E-Regulator: Uddin v General Medical Council [2012] QBD (Admin)

1 March 2012

CASE COMMENTARY

A fitness to practise panel of the General Medical Council (GMC) were entitled to take into account findings it had made at the impairment stage of a fitness to practise hearing when considering the issue of sanction. 

The appellant, Dr Uddin, appealed against a decision of a fitness to practise panel of the GMC removing him from the medical register. It was alleged that while employed as a Trainee General Practitioner, Dr Uddin had falsified entries in his electronic assessment portfolio (including forged references) that he did not inform his course directors of the extent of his falsifications and that he had acted dishonestly.

The panel found that Dr Uddin’s actions in falsifying his portfolio were done to achieve the GP qualification, that he had not apologised to the individuals whose references he had forged, that it could not be satisfied that his conduct was unlikely to be repeated and that his actions could have put patients' safety at risk. Dr Uddin’s fitness to practise was deemed impaired by reason of misconduct. When considering sanction, the panel relied on evidence provided in the impairment stage and determined that removal was appropriate.

Dr Uddin appealed on the basis that the Panel was wrong to determine the appropriate sanction based on the findings it made in its determination on impairment, arguing that this approach did not satisfy the three-stage process required by Protocol 1 Article 1 of the European Convention on Human Rights 1950.

The Court concluded that:

The panel's finding at the impairment and sanction stage was not unfair.
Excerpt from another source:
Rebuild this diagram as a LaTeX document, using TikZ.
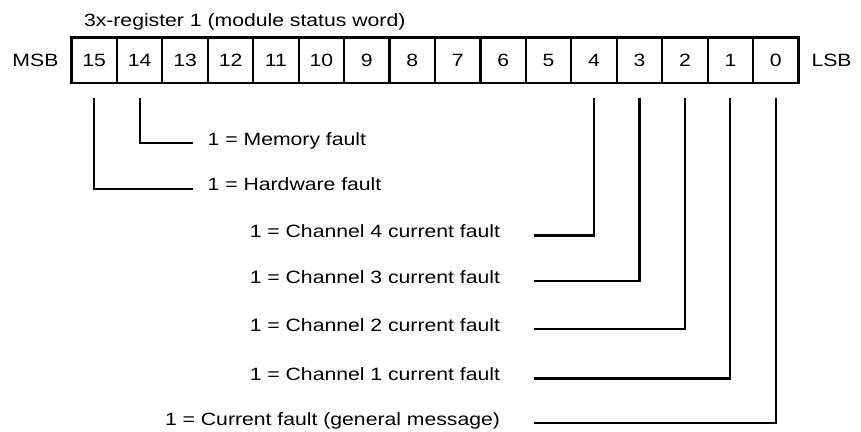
\documentclass[tikz,border=0pt]{standalone}
\usepackage{fontspec}
\setmainfont[FakeStretch=1.19]{Liberation Sans}
\usetikzlibrary{calc}
\begin{document}
\begin{tikzpicture}[x=1pt,y=-1pt,
  every node/.style={font=\fontsize{17.8}{20}\selectfont},
  cell/.style={draw, line width=2.2pt, inner sep=0pt, outer sep=0pt,
    minimum width=45.44pt, minimum height=45.2pt, text height=12.7pt, text depth=0pt},
  txt/.style={inner sep=0pt, outer sep=0pt},
  conn/.style={line width=2.2pt, line cap=butt, line join=miter}]
\useasboundingbox (0,0) rectangle (861,431);
% title
\node[txt, anchor=base west] (title) at (84,26) {3x-register 1 (module status word)};
% register cells
\foreach \i in {0,...,15}{
  \node[cell] (b\i) at ({71.5+45.44*(15-\i)+22.72},60.1)
    {\ifnum\i>9 \i\hspace{9pt}\else\i\fi};
}
\node[txt, anchor=base west] (msb) at (12.5,66.5) {MSB};
\node[txt, anchor=base west] (lsb) at (811.5,66.5) {LSB};
% connector tops (just below the register)
\foreach \i in {15,14,4,3,2,1,0}{
  \coordinate (t\i) at ($(b\i.south)+(0,15.3)$);
}
% left labels
\node[txt, anchor=base west] (l14) at (207.7,145) {1 = Memory fault};
\node[txt, anchor=base west] (l15) at (207.7,190.8) {1 = Hardware fault};
\coordinate (e14) at (193.3,143.3);
\coordinate (e15) at (193.3,189.3);
% right labels
\node[txt, anchor=base east] (l4) at (500,237.8) {1 = Channel 4 current fault};
\node[txt, anchor=base east] (l3) at (500,283.3) {1 = Channel 3 current fault};
\node[txt, anchor=base east] (l2) at (500,331.6) {1 = Channel 2 current fault};
\node[txt, anchor=base east] (l1) at (500,380.8) {1 = Channel 1 current fault};
\node[txt, anchor=base east] (l0) at (500,425.3) {1 = Current fault (general message)};
\coordinate (e4) at (534,235.5);
\coordinate (e3) at (534,281);
\coordinate (e2) at (534,329.3);
\coordinate (e1) at (534,378.5);
\coordinate (e0) at (534,423);
% connectors
\foreach \i in {15,14,4,3,2,1,0}{
  \draw[conn] (t\i) |- (e\i);
}
\end{tikzpicture}
\end{document}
Dr Uddin would have given the same evidence in relation to his insight at both stages and the fact that the Panel were unable to conclude that the dishonesty would not be repeated was exactly the kind of matter that the Panel were able to take into account when considering removal.

The Panel had followed the three-stage process required by the European Convention on Human Rights.  It went through the available options sequentially on the basis that it was appropriate to impose the most lenient sanction, insofar as that was consistent with the purpose of imposing sanctions.

In the context of reviewing sanctions imposed by a fitness to practise panel, when reviewing the sanctions imposed by a fitness to practise panel, the prima facie position was that the court would defer to the views of the Panel, although the court was not bound by the Panel’s conclusion.

Whilst it is inevitable that three discrete stages are followed in fitness to practise proceedings, the Court have recognised that there are elements of the evidence, for example insight, which clearly are relevant at more than one stage.